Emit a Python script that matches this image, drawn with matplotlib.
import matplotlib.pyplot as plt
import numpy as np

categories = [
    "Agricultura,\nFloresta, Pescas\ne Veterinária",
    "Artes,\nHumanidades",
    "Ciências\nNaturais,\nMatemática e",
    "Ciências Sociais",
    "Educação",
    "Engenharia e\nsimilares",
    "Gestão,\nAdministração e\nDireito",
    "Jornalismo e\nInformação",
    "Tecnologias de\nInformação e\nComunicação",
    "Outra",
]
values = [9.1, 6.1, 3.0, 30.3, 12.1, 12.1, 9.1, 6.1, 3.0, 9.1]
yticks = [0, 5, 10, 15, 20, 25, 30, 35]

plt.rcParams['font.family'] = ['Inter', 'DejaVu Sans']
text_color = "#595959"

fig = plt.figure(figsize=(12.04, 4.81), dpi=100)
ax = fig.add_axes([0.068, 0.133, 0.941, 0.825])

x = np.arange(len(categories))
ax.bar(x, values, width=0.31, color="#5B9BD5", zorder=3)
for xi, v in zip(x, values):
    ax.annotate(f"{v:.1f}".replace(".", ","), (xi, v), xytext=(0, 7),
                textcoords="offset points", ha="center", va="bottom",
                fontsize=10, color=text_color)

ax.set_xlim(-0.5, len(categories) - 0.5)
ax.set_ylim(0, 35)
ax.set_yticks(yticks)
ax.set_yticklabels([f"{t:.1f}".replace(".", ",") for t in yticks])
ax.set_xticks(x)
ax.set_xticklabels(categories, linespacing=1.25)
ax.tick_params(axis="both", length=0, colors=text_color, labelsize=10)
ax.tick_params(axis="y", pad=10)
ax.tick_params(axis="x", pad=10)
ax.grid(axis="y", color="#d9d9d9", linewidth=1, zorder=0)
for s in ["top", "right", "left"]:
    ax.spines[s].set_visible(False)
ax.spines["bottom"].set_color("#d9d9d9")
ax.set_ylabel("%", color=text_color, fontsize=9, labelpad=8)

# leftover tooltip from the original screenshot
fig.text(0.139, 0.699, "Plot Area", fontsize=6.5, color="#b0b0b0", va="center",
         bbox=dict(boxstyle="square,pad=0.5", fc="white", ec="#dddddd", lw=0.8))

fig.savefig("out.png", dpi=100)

■ ■ ■

• **Goal**
Show every line from the listing above in which the string "matplotlib" appears.

• **Correct result**
Emit a Python script that matches this image, drawn with matplotlib.
import matplotlib.pyplot as plt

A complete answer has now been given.